Further North in Wintertime – Asides (XXII)

 

Was my favourite Christmas carol about to be given the Bob Dylan treatment, rendered unrecognisable through a strange, impenetrable arrangement? The first few bars didn’t sound at all like the more familiar renditions of Christina Rossetti’s beautifully desolate ‘In the Bleak Midwinter’, and I scrunched up my nose in annoyance. But then, the opening dissonances allowed room for the more familiar thread of Gustav Holst’s original melody, not quite on the nose though, and introducing a slight weariness – as if you were actually struggling to trudge through three feet deep snow – and I was hooked.  



Edvard Munch, Winter in the Woods (1899) 


Sublime harmonies weaved their way around the medieval nave of St Bartholomew the Great at the Livery Companies Carol Service.
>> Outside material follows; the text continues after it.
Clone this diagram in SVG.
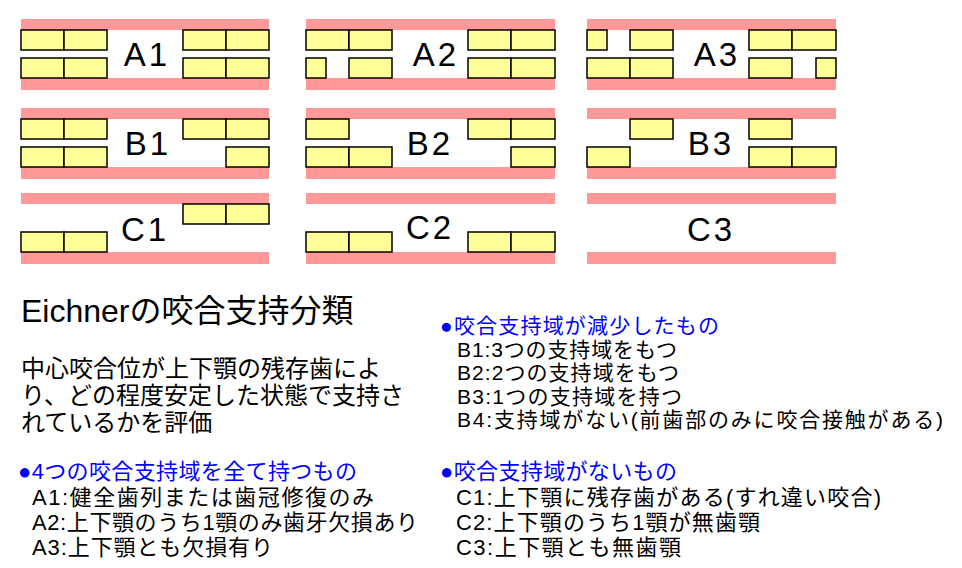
<svg xmlns="http://www.w3.org/2000/svg" width="962" height="568" viewBox="0 0 962 568">
<style>
.gum{fill:#ff9999}
.t{fill:#ffff99;stroke:#000;stroke-width:1.5}
.lbl{font-family:"Liberation Sans","Noto Sans CJK JP",sans-serif;font-size:33px;fill:#000;text-anchor:middle;letter-spacing:3px}
.jp{font-family:"Liberation Sans","Noto Sans CJK JP",sans-serif;fill:#000}
.h{fill:#0000ff}
</style>
<rect width="962" height="568" fill="#fff"/>
<g id="A1">
<rect class="gum" x="21" y="19" width="248" height="11"/><rect class="gum" x="21" y="78" width="248" height="12"/>
<rect class="t" x="21" y="30" width="43" height="20"/><rect class="t" x="64" y="30" width="43" height="20"/><rect class="t" x="183" y="30" width="43" height="20"/><rect class="t" x="226" y="30" width="43" height="20"/>
<rect class="t" x="21" y="58" width="43" height="20"/><rect class="t" x="64" y="58" width="43" height="20"/><rect class="t" x="183" y="58" width="43" height="20"/><rect class="t" x="226" y="58" width="43" height="20"/>
<text class="lbl" x="147" y="66">A1</text>
</g>
<g id="A2">
<rect class="gum" x="306" y="19" width="249" height="11"/><rect class="gum" x="306" y="78" width="249" height="12"/>
<rect class="t" x="306" y="30" width="43" height="20"/><rect class="t" x="349" y="30" width="43" height="20"/><rect class="t" x="468" y="30" width="43" height="20"/><rect class="t" x="511" y="30" width="44" height="20"/>
<rect class="t" x="306" y="58" width="20" height="20"/><rect class="t" x="349" y="58" width="43" height="20"/><rect class="t" x="468" y="58" width="43" height="20"/><rect class="t" x="511" y="58" width="44" height="20"/>
<text class="lbl" x="436" y="66">A2</text>
</g>
<g id="A3">
<rect class="gum" x="587" y="19" width="249" height="11"/><rect class="gum" x="587" y="78" width="249" height="12"/>
<rect class="t" x="587" y="30" width="20" height="20"/><rect class="t" x="630" y="30" width="43" height="20"/><rect class="t" x="749" y="30" width="43" height="20"/><rect class="t" x="792" y="30" width="44" height="20"/>
<rect class="t" x="587" y="58" width="43" height="20"/><rect class="t" x="630" y="58" width="43" height="20"/><rect class="t" x="749" y="58" width="43" height="20"/><rect class="t" x="816" y="58" width="20" height="20"/>
<text class="lbl" x="717" y="66">A3</text>
</g>
<g id="B1">
<rect class="gum" x="21" y="108" width="248" height="11"/><rect class="gum" x="21" y="167" width="248" height="12"/>
<rect class="t" x="21" y="119" width="43" height="20"/><rect class="t" x="64" y="119" width="43" height="20"/><rect class="t" x="183" y="119" width="43" height="20"/><rect class="t" x="226" y="119" width="43" height="20"/>
<rect class="t" x="21" y="147" width="43" height="20"/><rect class="t" x="64" y="147" width="43" height="20"/><rect class="t" x="226" y="147" width="43" height="20"/>
<text class="lbl" x="148" y="155">B1</text>
</g>
<g id="B2">
<rect class="gum" x="306" y="108" width="249" height="11"/><rect class="gum" x="306" y="167" width="249" height="12"/>
<rect class="t" x="306" y="119" width="43" height="20"/><rect class="t" x="468" y="119" width="43" height="20"/><rect class="t" x="511" y="119" width="44" height="20"/>
<rect class="t" x="306" y="147" width="43" height="20"/><rect class="t" x="349" y="147" width="43" height="20"/><rect class="t" x="511" y="147" width="44" height="20"/>
<text class="lbl" x="430" y="155">B2</text>
</g>
<g id="B3">
<rect class="gum" x="587" y="108" width="249" height="11"/><rect class="gum" x="587" y="167" width="249" height="12"/>
<rect class="t" x="630" y="119" width="43" height="20"/><rect class="t" x="749" y="119" width="43" height="20"/>
<rect class="t" x="587" y="147" width="43" height="20"/><rect class="t" x="749" y="147" width="43" height="20"/><rect class="t" x="792" y="147" width="44" height="20"/>
<text class="lbl" x="711" y="155">B3</text>
</g>
<g id="C1">
<rect class="gum" x="21" y="193" width="248" height="11"/><rect class="gum" x="21" y="252" width="248" height="12"/>
<rect class="t" x="183" y="204" width="43" height="20"/><rect class="t" x="226" y="204" width="43" height="20"/>
<rect class="t" x="21" y="232" width="43" height="20"/><rect class="t" x="64" y="232" width="43" height="20"/>
<text class="lbl" x="145" y="241">C1</text>
</g>
<g id="C2">
<rect class="gum" x="306" y="193" width="249" height="11"/><rect class="gum" x="306" y="252" width="249" height="12"/>
<rect class="t" x="306" y="232" width="43" height="20"/><rect class="t" x="349" y="232" width="43" height="20"/><rect class="t" x="468" y="232" width="43" height="20"/><rect class="t" x="511" y="232" width="44" height="20"/>
<text class="lbl" x="430" y="239">C2</text>
</g>
<g id="C3">
<rect class="gum" x="587" y="193" width="249" height="11"/><rect class="gum" x="587" y="252" width="249" height="12"/>
<text class="lbl" x="711" y="241">C3</text>
</g>
<g id="connectors"/>
<g id="title">
<text class="jp" x="21" y="322" font-size="32">Eichnerの咬合支持分類</text>
</g>
<g id="description" font-size="24">
<text class="jp" x="21" y="377">中心咬合位が上下顎の残存歯によ</text>
<text class="jp" x="21" y="404">り、どの程度安定した状態で支持さ</text>
<text class="jp" x="21" y="431">れているかを評価</text>
</g>
<g id="groupB" font-size="21">
<text class="jp h" x="440" y="333" textLength="279" lengthAdjust="spacing">●咬合支持域が減少したもの</text>
<text class="jp" x="457" y="356.5" textLength="220" lengthAdjust="spacing">B1:3つの支持域をもつ</text>
<text class="jp" x="457" y="380" textLength="222" lengthAdjust="spacing">B2:2つの支持域をもつ</text>
<text class="jp" x="457" y="403.5" textLength="225" lengthAdjust="spacing">B3:1つの支持域を持つ</text>
<text class="jp" x="457" y="427" textLength="486" lengthAdjust="spacing">B4:支持域がない(前歯部のみに咬合接触がある)</text>
</g>
<g id="groupA" font-size="22">
<text class="jp h" x="18" y="479" textLength="339" lengthAdjust="spacing">●4つの咬合支持域を全て持つもの</text>
<text class="jp" x="32" y="505" textLength="342" lengthAdjust="spacing">A1:健全歯列または歯冠修復のみ</text>
<text class="jp" x="32" y="530" textLength="386" lengthAdjust="spacing">A2:上下顎のうち1顎のみ歯牙欠損あり</text>
<text class="jp" x="32" y="555" textLength="241" lengthAdjust="spacing">A3:上下顎とも欠損有り</text>
</g>
<g id="groupC" font-size="22">
<text class="jp h" x="440" y="479" textLength="237" lengthAdjust="spacing">●咬合支持域がないもの</text>
<text class="jp" x="456" y="505" textLength="425" lengthAdjust="spacing">C1:上下顎に残存歯がある(すれ違い咬合)</text>
<text class="jp" x="456" y="530" textLength="304" lengthAdjust="spacing">C2:上下顎のうち1顎が無歯顎</text>
<text class="jp" x="456" y="555" textLength="225" lengthAdjust="spacing">C3:上下顎とも無歯顎</text>
</g>
</svg>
The candles flickered, the shadows sensed ghosts, and – even though the temperature outside had been coaxing impotent song from the throats of foolish birds - it finally felt like winter.

This morning, I looked up this arrangement by the Norwegian composer Ola Gjeilo and was in turn thrilled to stumble upon a rendition of it by the acapella octet Voces8. Listening three times in a row, feeling my mood lift as those ethereal high notes rise towards the end, I might find it something of a struggle to return to the English setting of the carol. The Scandinavians certainly know their snow.